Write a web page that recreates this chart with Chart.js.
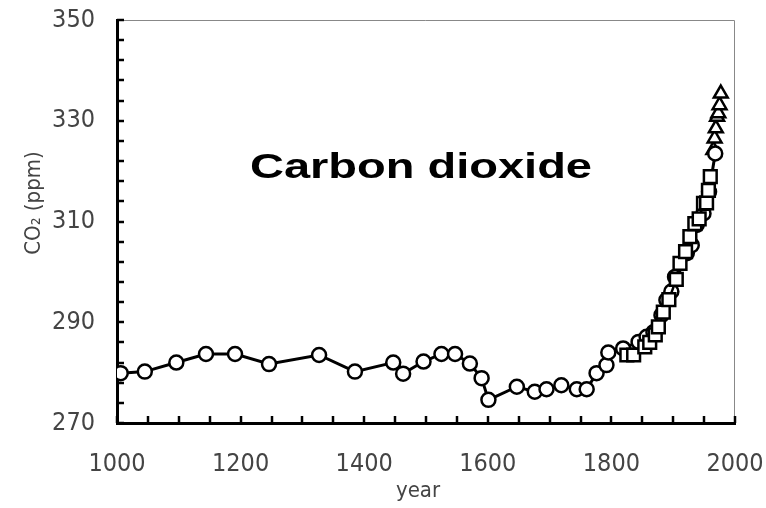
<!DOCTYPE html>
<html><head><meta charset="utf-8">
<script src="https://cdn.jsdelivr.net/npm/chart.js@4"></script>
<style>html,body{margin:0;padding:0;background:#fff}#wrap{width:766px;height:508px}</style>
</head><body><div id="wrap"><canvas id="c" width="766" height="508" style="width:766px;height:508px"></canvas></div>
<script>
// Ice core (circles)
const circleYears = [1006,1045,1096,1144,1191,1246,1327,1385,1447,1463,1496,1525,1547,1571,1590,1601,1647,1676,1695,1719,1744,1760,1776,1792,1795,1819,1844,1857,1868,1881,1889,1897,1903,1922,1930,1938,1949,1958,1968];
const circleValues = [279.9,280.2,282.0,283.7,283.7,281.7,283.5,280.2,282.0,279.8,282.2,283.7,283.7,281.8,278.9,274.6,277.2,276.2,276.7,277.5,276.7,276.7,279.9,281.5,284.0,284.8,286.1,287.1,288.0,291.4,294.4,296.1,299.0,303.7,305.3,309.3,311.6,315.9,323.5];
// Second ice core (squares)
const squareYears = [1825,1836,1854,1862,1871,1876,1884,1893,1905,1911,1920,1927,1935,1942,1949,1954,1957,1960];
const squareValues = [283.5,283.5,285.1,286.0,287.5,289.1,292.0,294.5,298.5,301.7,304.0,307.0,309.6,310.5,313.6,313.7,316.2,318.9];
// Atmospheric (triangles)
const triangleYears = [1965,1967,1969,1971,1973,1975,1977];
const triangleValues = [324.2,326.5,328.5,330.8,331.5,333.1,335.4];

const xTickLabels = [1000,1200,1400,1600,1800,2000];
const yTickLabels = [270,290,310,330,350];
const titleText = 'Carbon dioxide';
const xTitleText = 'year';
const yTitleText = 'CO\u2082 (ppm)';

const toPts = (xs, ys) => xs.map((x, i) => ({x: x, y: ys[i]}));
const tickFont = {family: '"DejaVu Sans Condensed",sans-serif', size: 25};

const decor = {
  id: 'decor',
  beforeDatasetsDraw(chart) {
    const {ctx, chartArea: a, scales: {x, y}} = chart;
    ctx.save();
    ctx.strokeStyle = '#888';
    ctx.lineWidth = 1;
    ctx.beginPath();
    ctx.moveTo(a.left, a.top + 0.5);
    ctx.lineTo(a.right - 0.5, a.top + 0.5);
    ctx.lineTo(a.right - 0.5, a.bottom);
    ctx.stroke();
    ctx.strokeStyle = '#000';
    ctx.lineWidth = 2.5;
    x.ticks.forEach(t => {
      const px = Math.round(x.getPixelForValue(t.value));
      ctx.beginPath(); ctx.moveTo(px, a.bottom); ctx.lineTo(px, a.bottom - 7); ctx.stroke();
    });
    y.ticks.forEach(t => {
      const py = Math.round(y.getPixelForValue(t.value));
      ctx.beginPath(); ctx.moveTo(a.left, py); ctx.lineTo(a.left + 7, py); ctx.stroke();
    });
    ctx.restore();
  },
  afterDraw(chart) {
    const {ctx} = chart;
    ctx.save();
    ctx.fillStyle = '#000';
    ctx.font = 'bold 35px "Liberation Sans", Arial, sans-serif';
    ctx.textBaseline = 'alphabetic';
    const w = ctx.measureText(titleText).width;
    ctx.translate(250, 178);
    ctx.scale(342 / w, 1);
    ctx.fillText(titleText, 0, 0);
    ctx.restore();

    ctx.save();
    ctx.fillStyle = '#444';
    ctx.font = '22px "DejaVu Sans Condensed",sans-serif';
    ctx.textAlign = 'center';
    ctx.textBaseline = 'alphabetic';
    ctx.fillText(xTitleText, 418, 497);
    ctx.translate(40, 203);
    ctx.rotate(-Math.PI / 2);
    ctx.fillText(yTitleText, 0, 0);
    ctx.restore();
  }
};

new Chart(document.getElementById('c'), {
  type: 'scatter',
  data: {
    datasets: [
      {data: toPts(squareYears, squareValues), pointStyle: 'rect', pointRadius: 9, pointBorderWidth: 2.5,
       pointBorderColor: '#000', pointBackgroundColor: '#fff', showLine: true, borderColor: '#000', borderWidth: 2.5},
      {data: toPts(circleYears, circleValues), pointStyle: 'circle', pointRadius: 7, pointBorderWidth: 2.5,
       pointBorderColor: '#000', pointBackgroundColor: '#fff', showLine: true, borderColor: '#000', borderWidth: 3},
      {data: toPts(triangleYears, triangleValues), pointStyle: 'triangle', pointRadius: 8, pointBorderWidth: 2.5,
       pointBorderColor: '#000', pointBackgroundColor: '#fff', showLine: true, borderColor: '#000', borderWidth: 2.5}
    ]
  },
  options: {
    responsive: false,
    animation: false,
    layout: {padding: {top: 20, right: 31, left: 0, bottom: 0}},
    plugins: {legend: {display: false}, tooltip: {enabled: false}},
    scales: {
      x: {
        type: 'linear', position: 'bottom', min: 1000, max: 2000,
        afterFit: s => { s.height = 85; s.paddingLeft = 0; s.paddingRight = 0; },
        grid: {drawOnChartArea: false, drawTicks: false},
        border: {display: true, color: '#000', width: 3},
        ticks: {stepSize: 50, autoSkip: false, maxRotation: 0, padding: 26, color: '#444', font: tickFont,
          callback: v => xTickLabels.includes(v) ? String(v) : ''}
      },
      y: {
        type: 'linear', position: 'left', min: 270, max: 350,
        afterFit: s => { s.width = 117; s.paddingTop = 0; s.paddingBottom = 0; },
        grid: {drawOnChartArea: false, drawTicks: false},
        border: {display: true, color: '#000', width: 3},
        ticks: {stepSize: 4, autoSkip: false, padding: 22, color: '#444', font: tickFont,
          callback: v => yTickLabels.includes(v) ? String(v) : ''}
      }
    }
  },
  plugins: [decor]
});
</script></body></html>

● **Given instruction**: Transcribe the full listing above exactly as it stands, minus the pictures.

● **Written solution**:
Write a web page that recreates this chart with Chart.js.
<!DOCTYPE html>
<html><head><meta charset="utf-8">
<script src="https://cdn.jsdelivr.net/npm/chart.js@4"></script>
<style>html,body{margin:0;padding:0;background:#fff}#wrap{width:766px;height:508px}</style>
</head><body><div id="wrap"><canvas id="c" width="766" height="508" style="width:766px;height:508px"></canvas></div>
<script>
// Ice core (circles)
const circleYears = [1006,1045,1096,1144,1191,1246,1327,1385,1447,1463,1496,1525,1547,1571,1590,1601,1647,1676,1695,1719,1744,1760,1776,1792,1795,1819,1844,1857,1868,1881,1889,1897,1903,1922,1930,1938,1949,1958,1968];
const circleValues = [279.9,280.2,282.0,283.7,283.7,281.7,283.5,280.2,282.0,279.8,282.2,283.7,283.7,281.8,278.9,274.6,277.2,276.2,276.7,277.5,276.7,276.7,279.9,281.5,284.0,284.8,286.1,287.1,288.0,291.4,294.4,296.1,299.0,303.7,305.3,309.3,311.6,315.9,323.5];
// Second ice core (squares)
const squareYears = [1825,1836,1854,1862,1871,1876,1884,1893,1905,1911,1920,1927,1935,1942,1949,1954,1957,1960];
const squareValues = [283.5,283.5,285.1,286.0,287.5,289.1,292.0,294.5,298.5,301.7,304.0,307.0,309.6,310.5,313.6,313.7,316.2,318.9];
// Atmospheric (triangles)
const triangleYears = [1965,1967,1969,1971,1973,1975,1977];
const triangleValues = [324.2,326.5,328.5,330.8,331.5,333.1,335.4];

const xTickLabels = [1000,1200,1400,1600,1800,2000];
const yTickLabels = [270,290,310,330,350];
const titleText = 'Carbon dioxide';
const xTitleText = 'year';
const yTitleText = 'CO\u2082 (ppm)';

const toPts = (xs, ys) => xs.map((x, i) => ({x: x, y: ys[i]}));
const tickFont = {family: '"DejaVu Sans Condensed",sans-serif', size: 25};

const decor = {
  id: 'decor',
  beforeDatasetsDraw(chart) {
    const {ctx, chartArea: a, scales: {x, y}} = chart;
    ctx.save();
    ctx.strokeStyle = '#888';
    ctx.lineWidth = 1;
    ctx.beginPath();
    ctx.moveTo(a.left, a.top + 0.5);
    ctx.lineTo(a.right - 0.5, a.top + 0.5);
    ctx.lineTo(a.right - 0.5, a.bottom);
    ctx.stroke();
    ctx.strokeStyle = '#000';
    ctx.lineWidth = 2.5;
    x.ticks.forEach(t => {
      const px = Math.round(x.getPixelForValue(t.value));
      ctx.beginPath(); ctx.moveTo(px, a.bottom); ctx.lineTo(px, a.bottom - 7); ctx.stroke();
    });
    y.ticks.forEach(t => {
      const py = Math.round(y.getPixelForValue(t.value));
      ctx.beginPath(); ctx.moveTo(a.left, py); ctx.lineTo(a.left + 7, py); ctx.stroke();
    });
    ctx.restore();
  },
  afterDraw(chart) {
    const {ctx} = chart;
    ctx.save();
    ctx.fillStyle = '#000';
    ctx.font = 'bold 35px "Liberation Sans", Arial, sans-serif';
    ctx.textBaseline = 'alphabetic';
    const w = ctx.measureText(titleText).width;
    ctx.translate(250, 178);
    ctx.scale(342 / w, 1);
    ctx.fillText(titleText, 0, 0);
    ctx.restore();

    ctx.save();
    ctx.fillStyle = '#444';
    ctx.font = '22px "DejaVu Sans Condensed",sans-serif';
    ctx.textAlign = 'center';
    ctx.textBaseline = 'alphabetic';
    ctx.fillText(xTitleText, 418, 497);
    ctx.translate(40, 203);
    ctx.rotate(-Math.PI / 2);
    ctx.fillText(yTitleText, 0, 0);
    ctx.restore();
  }
};

new Chart(document.getElementById('c'), {
  type: 'scatter',
  data: {
    datasets: [
      {data: toPts(squareYears, squareValues), pointStyle: 'rect', pointRadius: 9, pointBorderWidth: 2.5,
       pointBorderColor: '#000', pointBackgroundColor: '#fff', showLine: true, borderColor: '#000', borderWidth: 2.5},
      {data: toPts(circleYears, circleValues), pointStyle: 'circle', pointRadius: 7, pointBorderWidth: 2.5,
       pointBorderColor: '#000', pointBackgroundColor: '#fff', showLine: true, borderColor: '#000', borderWidth: 3},
      {data: toPts(triangleYears, triangleValues), pointStyle: 'triangle', pointRadius: 8, pointBorderWidth: 2.5,
       pointBorderColor: '#000', pointBackgroundColor: '#fff', showLine: true, borderColor: '#000', borderWidth: 2.5}
    ]
  },
  options: {
    responsive: false,
    animation: false,
    layout: {padding: {top: 20, right: 31, left: 0, bottom: 0}},
    plugins: {legend: {display: false}, tooltip: {enabled: false}},
    scales: {
      x: {
        type: 'linear', position: 'bottom', min: 1000, max: 2000,
        afterFit: s => { s.height = 85; s.paddingLeft = 0; s.paddingRight = 0; },
        grid: {drawOnChartArea: false, drawTicks: false},
        border: {display: true, color: '#000', width: 3},
        ticks: {stepSize: 50, autoSkip: false, maxRotation: 0, padding: 26, color: '#444', font: tickFont,
          callback: v => xTickLabels.includes(v) ? String(v) : ''}
      },
      y: {
        type: 'linear', position: 'left', min: 270, max: 350,
        afterFit: s => { s.width = 117; s.paddingTop = 0; s.paddingBottom = 0; },
        grid: {drawOnChartArea: false, drawTicks: false},
        border: {display: true, color: '#000', width: 3},
        ticks: {stepSize: 4, autoSkip: false, padding: 22, color: '#444', font: tickFont,
          callback: v => yTickLabels.includes(v) ? String(v) : ''}
      }
    }
  },
  plugins: [decor]
});
</script></body></html>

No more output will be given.